Records with drawing code:
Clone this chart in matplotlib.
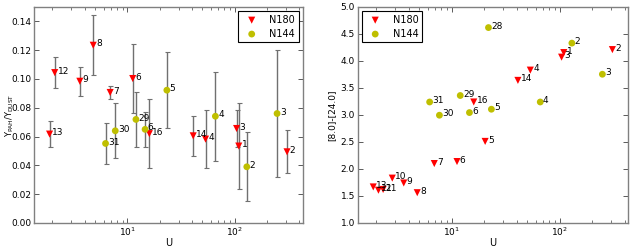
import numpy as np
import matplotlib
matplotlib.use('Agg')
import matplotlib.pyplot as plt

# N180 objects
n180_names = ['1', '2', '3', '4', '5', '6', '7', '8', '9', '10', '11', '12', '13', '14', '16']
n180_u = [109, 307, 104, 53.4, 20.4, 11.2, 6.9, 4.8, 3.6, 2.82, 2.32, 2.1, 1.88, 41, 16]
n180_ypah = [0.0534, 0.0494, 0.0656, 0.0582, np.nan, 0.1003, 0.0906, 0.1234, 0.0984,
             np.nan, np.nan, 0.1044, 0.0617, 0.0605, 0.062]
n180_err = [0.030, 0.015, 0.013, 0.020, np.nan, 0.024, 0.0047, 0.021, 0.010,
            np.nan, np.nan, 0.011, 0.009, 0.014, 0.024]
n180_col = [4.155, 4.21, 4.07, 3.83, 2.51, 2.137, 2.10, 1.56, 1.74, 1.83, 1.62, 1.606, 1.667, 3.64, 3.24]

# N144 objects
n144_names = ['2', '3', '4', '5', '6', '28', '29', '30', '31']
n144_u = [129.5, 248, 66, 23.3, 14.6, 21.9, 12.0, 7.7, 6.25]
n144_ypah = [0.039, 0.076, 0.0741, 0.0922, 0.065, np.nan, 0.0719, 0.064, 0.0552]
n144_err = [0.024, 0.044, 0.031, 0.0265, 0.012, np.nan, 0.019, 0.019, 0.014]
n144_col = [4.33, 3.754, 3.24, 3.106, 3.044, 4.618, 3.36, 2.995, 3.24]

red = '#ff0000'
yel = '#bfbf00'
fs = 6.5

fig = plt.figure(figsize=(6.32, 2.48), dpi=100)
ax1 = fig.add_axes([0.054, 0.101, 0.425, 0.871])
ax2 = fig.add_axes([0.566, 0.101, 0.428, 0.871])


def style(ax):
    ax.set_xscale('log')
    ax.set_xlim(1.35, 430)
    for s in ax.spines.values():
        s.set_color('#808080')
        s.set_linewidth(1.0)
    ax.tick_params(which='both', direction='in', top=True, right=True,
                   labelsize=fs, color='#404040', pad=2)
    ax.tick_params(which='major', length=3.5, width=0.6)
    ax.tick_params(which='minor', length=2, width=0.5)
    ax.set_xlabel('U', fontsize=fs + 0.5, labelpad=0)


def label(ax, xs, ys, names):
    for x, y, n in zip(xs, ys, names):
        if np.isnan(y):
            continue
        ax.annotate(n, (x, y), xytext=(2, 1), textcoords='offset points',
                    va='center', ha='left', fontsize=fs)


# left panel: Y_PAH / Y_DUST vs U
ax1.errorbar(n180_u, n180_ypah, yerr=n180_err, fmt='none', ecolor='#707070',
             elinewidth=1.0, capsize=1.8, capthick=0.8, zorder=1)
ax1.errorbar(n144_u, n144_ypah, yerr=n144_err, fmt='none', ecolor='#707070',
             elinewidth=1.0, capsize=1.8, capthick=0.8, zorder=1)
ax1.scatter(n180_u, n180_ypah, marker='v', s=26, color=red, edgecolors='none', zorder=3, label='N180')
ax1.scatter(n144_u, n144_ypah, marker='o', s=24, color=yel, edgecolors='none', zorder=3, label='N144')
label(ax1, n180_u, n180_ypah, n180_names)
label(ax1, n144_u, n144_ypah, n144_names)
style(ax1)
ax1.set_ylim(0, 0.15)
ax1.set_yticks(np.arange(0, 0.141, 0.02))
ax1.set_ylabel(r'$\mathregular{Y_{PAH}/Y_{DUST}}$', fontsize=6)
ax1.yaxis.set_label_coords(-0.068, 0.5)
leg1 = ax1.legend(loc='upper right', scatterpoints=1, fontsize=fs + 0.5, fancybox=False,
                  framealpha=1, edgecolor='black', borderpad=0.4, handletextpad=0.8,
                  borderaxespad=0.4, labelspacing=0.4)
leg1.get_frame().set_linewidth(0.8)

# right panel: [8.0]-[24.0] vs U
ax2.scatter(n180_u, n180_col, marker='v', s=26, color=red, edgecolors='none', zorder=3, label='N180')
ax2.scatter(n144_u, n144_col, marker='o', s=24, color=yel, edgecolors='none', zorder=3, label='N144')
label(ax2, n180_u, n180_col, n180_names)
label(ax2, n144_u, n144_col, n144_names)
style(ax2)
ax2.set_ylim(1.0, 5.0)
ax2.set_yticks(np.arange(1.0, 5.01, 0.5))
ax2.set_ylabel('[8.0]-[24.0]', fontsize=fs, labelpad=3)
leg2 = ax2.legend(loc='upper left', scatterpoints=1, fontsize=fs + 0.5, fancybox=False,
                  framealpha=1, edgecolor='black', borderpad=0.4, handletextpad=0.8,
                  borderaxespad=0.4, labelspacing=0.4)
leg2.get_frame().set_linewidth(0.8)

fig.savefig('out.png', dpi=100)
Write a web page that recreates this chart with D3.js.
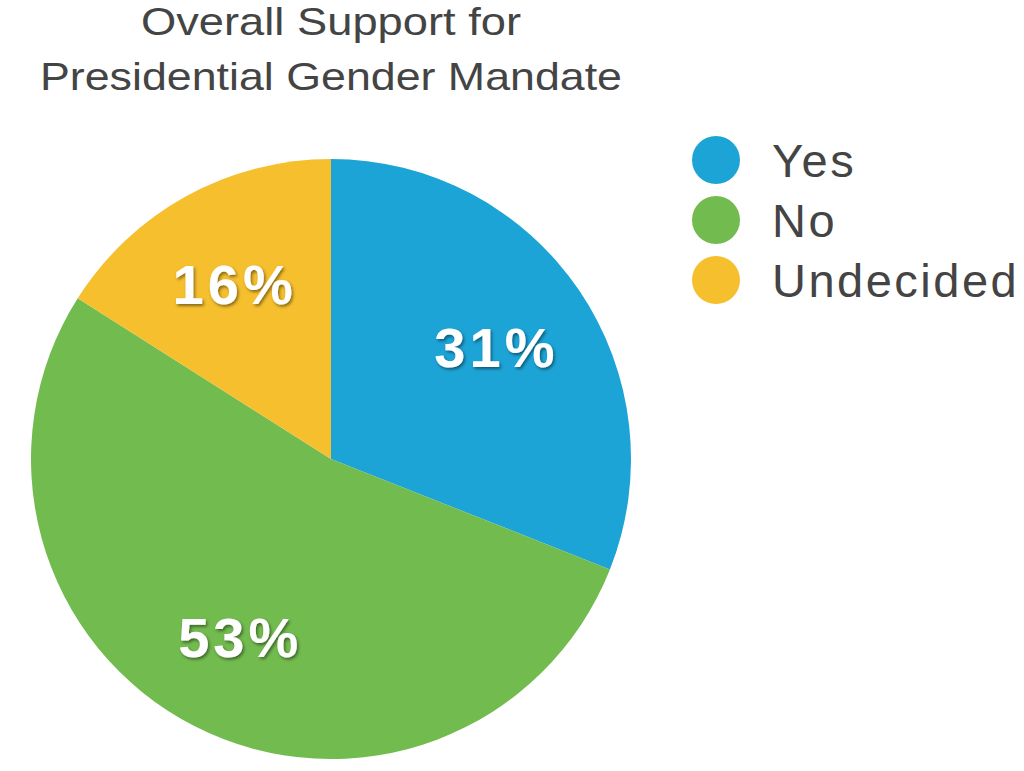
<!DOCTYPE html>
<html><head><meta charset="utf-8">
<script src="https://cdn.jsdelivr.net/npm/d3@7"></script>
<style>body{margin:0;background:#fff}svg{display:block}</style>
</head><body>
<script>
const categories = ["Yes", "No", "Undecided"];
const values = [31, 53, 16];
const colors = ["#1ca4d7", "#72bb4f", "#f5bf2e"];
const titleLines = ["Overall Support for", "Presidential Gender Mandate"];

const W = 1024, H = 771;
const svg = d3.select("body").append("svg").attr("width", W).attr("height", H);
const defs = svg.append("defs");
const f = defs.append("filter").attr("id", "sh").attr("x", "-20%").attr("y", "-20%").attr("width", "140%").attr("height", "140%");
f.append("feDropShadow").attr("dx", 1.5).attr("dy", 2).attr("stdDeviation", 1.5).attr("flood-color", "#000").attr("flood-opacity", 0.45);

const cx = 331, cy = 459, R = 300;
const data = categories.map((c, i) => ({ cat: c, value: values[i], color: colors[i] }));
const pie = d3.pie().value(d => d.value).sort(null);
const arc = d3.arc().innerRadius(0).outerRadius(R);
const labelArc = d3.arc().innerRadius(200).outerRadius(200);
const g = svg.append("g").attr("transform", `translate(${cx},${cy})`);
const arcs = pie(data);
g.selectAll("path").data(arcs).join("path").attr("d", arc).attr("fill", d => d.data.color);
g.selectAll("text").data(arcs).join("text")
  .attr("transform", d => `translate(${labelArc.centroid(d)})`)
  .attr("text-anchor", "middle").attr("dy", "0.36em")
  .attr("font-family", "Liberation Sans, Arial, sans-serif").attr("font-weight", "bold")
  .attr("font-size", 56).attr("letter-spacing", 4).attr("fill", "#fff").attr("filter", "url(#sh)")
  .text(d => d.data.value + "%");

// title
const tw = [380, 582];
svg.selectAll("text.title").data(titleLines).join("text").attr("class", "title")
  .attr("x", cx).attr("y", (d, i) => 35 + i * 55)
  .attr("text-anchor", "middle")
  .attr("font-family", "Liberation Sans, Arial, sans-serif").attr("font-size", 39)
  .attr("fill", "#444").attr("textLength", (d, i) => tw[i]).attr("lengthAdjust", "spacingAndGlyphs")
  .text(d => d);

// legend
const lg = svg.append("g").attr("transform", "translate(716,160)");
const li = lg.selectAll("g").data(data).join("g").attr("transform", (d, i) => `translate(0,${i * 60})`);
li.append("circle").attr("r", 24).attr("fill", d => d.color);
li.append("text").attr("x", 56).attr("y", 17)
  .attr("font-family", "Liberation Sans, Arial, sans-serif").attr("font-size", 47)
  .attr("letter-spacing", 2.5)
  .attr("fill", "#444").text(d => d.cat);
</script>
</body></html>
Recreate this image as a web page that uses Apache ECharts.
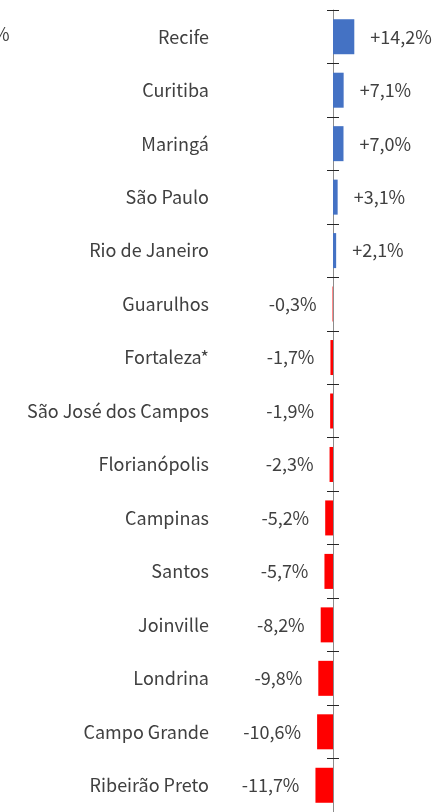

EXERCISE DIRECTIONS: Out of the material above, gather each line where "that" appears.

SOLVED EXERCISE:
Write a web page that recreates this chart with D3.js.
Recreate this image as a web page that uses Apache ECharts.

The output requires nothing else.